Immediately, a hue and cry is raised by the civil rights community. Suddenly discretion is a bad thing, not a good thing. The President is called an imperialist, a royal wannabe, a tyrant. Indeed, the hyperbole has reached the stratosphere, capped by Professor Stephen Gillers' New York Times op-ed this week advising defense attorneys that they would violate ethical norms if they represented clients in such tribunals.

(Solely as an aside, why is it that when liberal law professors encounter a court decision or law with which they disagree, they always threaten to take their ball and go home? Gillers' empty threats hearken back to Yale Professor Ackerman's pathetic call to the Senate to refuse to confirm any judicial candidates because he disapproved of the Court's decision in Bush v. Gore. News flash: the real world soldiers on, even when academics go home in a huff.)

Why Criticisms of the Tribunals Are Unfair

Criticisms like these are not only childish, but entirely unfair, for several reasons. First, the notion that the Bush Administration would use such tribunals as a matter of course, rather than for a very select few, is an insult to the integrity and intelligence of the top-flight advisors this administration has assembled.

These are last-resort tribunals for noncitizens, as counsel to the President Alberto Gonzales recently noted, also in a New York Times op-ed. The Administration is not throwing away traditional civil rights. Indeed, citizens' civil rights are not even at issue, as the persons subject to the President's order are non-citizens - who traditionally have fewer rights than citizens do.

Rather, the Administration is simply trying to find sensible ways of reshaping United States policy in response to the now-revealed face of terrorism. As Professor Ruth Wedgwood so trenchantly pointed out in the Wall Street Journal this week, it would be a joke to require Miranda warnings for Afghan prisoners.

Second, welcome to Alice's Wonderland.
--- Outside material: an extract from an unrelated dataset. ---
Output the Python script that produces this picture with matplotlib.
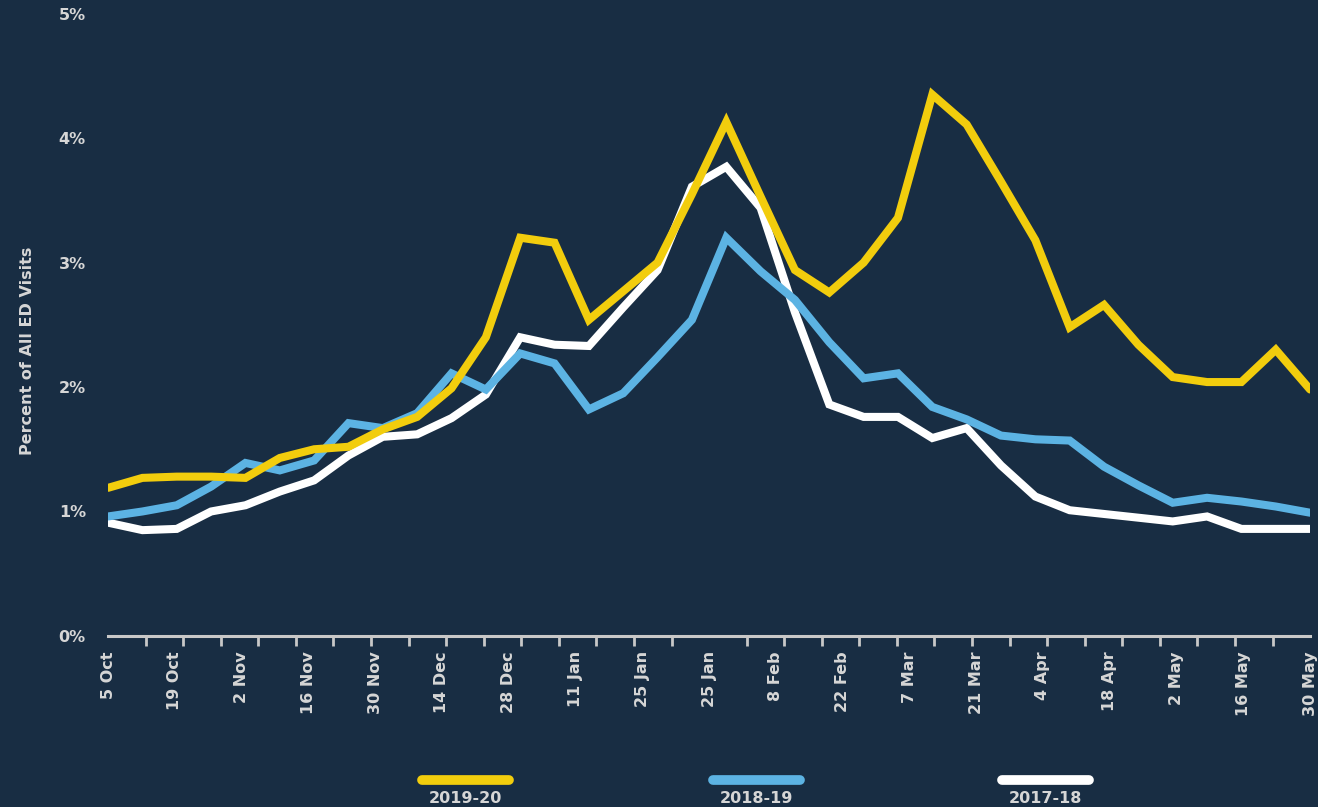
import matplotlib.pyplot as plt
from matplotlib.lines import Line2D
import numpy as np

plt.rcParams['font.family'] = ['DejaVu Sans']
plt.rcParams['font.weight'] = 'bold'

# weekly share of ED visits (%)
season_2019_20 = [1.19, 1.27, 1.28, 1.28, 1.27, 1.43, 1.50, 1.52, 1.66, 1.76,
                  1.99, 2.40, 3.20, 3.16, 2.54, 2.77, 3.00, 3.55, 4.13, 3.53,
                  2.94, 2.76, 3.00, 3.36, 4.35, 4.11, 3.65, 3.18, 2.48, 2.66,
                  2.34, 2.08, 2.04, 2.04, 2.30, 1.98]
season_2018_19 = [0.96, 1.00, 1.05, 1.20, 1.39, 1.33, 1.41, 1.71, 1.67, 1.79,
                  2.11, 1.98, 2.27, 2.19, 1.82, 1.95, 2.24, 2.54, 3.20, 2.93,
                  2.70, 2.36, 2.07, 2.11, 1.84, 1.74, 1.61, 1.58, 1.57, 1.36,
                  1.21, 1.07, 1.11, 1.08, 1.04, 0.99]
season_2017_18 = [0.91, 0.85, 0.86, 1.00, 1.05, 1.16, 1.25, 1.45, 1.60, 1.62,
                  1.75, 1.94, 2.40, 2.34, 2.33, 2.64, 2.94, 3.61, 3.77, 3.44,
                  2.60, 1.86, 1.76, 1.76, 1.59, 1.67, 1.37, 1.12, 1.01, 0.98,
                  0.95, 0.92, 0.96, 0.86, 0.86, 0.86]

date_labels = ['5 Oct', '19 Oct', '2 Nov', '16 Nov', '30 Nov', '14 Dec', '28 Dec',
               '11 Jan', '25 Jan', '25 Jan', '8 Feb', '22 Feb', '7 Mar', '21 Mar',
               '4 Apr', '18 Apr', '2 May', '16 May', '30 May']
y_ticks = [0, 1, 2, 3, 4, 5]
y_labels = ['0%', '1%', '2%', '3%', '4%', '5%']

series = [('2019-20', season_2019_20, '#f2cd0d'),
          ('2018-19', season_2018_19, '#5cb3e3'),
          ('2017-18', season_2017_18, '#ffffff')]

bg = '#182d43'
txt = '#d6d6d6'
fs = 11.5

fig = plt.figure(figsize=(13.18, 8.07), dpi=100, facecolor=bg)
ax = fig.add_axes([0.082, 0.212, 0.912, 0.771], facecolor=bg)

x = np.arange(len(season_2019_20))
for name, vals, col in series[::-1]:
    ax.plot(x, vals, color=col, lw=5.8, solid_joinstyle='miter',
            solid_capstyle='round', zorder=3)

ax.set_xlim(0, x[-1])
ax.set_ylim(0, 5)

for s in ['top', 'right', 'left']:
    ax.spines[s].set_visible(False)
ax.spines['bottom'].set_color('#c8c8c8')
ax.spines['bottom'].set_linewidth(2.2)
ax.spines['bottom'].set_zorder(1)

ax.set_xticks(np.linspace(0, x[-1], len(date_labels)))
ax.set_xticklabels(date_labels, rotation=90, fontsize=fs, color=txt, fontweight='bold')
ax.set_xticks(np.linspace(0, x[-1], 33), minor=True)
ax.tick_params(axis='x', which='major', length=0, pad=11)
ax.tick_params(axis='x', which='minor', length=7, width=2, color='#c8c8c8')

ax.set_yticks(y_ticks)
ax.set_yticklabels(y_labels, fontsize=fs, color=txt, fontweight='bold')
ax.tick_params(axis='y', length=0, pad=16)

ax.set_ylabel('Percent of All ED Visits', fontsize=fs, color=txt, fontweight='bold')
ax.yaxis.set_label_coords(-0.061, 0.458)

# legend: thick bar over each season label
centers = [0.353, 0.574, 0.793]
for (name, vals, col), cx in zip(series, centers):
    fig.add_artist(Line2D([cx - 0.033, cx + 0.033], [0.034, 0.034], color=col,
                          lw=7, solid_capstyle='round', transform=fig.transFigure))
    fig.text(cx, 0.011, name, ha='center', va='center', fontsize=fs,
             color=txt, fontweight='bold')

fig.savefig('out.png', dpi=100, facecolor=bg)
The liberals, so satisfied with the administrative behemoth in Washington for so many years, suddenly find in wartime a need to place limits on executive power. In a letter circulating to law professors for their signature, the past vehement defenders of an expansive administrative state have suddenly discovered the rule against executive overreaching and claim that Congress must make the law, not the executive.

It is incredible that they could support giving Browner unlimited power to satisfy her whims - a decision that affected millions if not billions of dollars in the economy, and allowed those costs to be incurred without any Congressional approval whatsoever - but when the country reaches wartime, make an outcry against the President's plan to deal with terrorists in a way that is intended to protect American citizens. If there were ever an era when it is constitutional and right to give the President latitude, this is it.

Hypocrisy Compounded?

The liberals were hypocritical and inconsistent to switch sides on the administrative discretion issue. Moreover, they are all too likely, once we return to peacetime, to simply switch sides and once again support unlimited administrative discretion, thereby only compounding their hypocrisy. Sadly, it is unlikely that those crying "Tyrant" now will remember, when the war is over, the principle that used to rankle, and work to stem the increasing concentration of power within the executive branch.

To be sure, an ethic of limitation on the executive branch might have led the Administration to consult Congress before announcing the tribunals. That would have been a good thing, good for selling the Administration's plans and good for the people.

But so long as the wartime status quo continues, our executive branch has gotten the message that its power is virtually unlimited and unstoppable. That message was delivered years ago during peacetime, by liberals intent on building up a federal government that could and would swallow up the states and by a Supreme Court that clearly feels inadequate to bring the administrative state within reasonable boundaries. For reasons of common sense and equity, the same liberals should be estopped from complaining now, in the middle of this battle to save our way of life.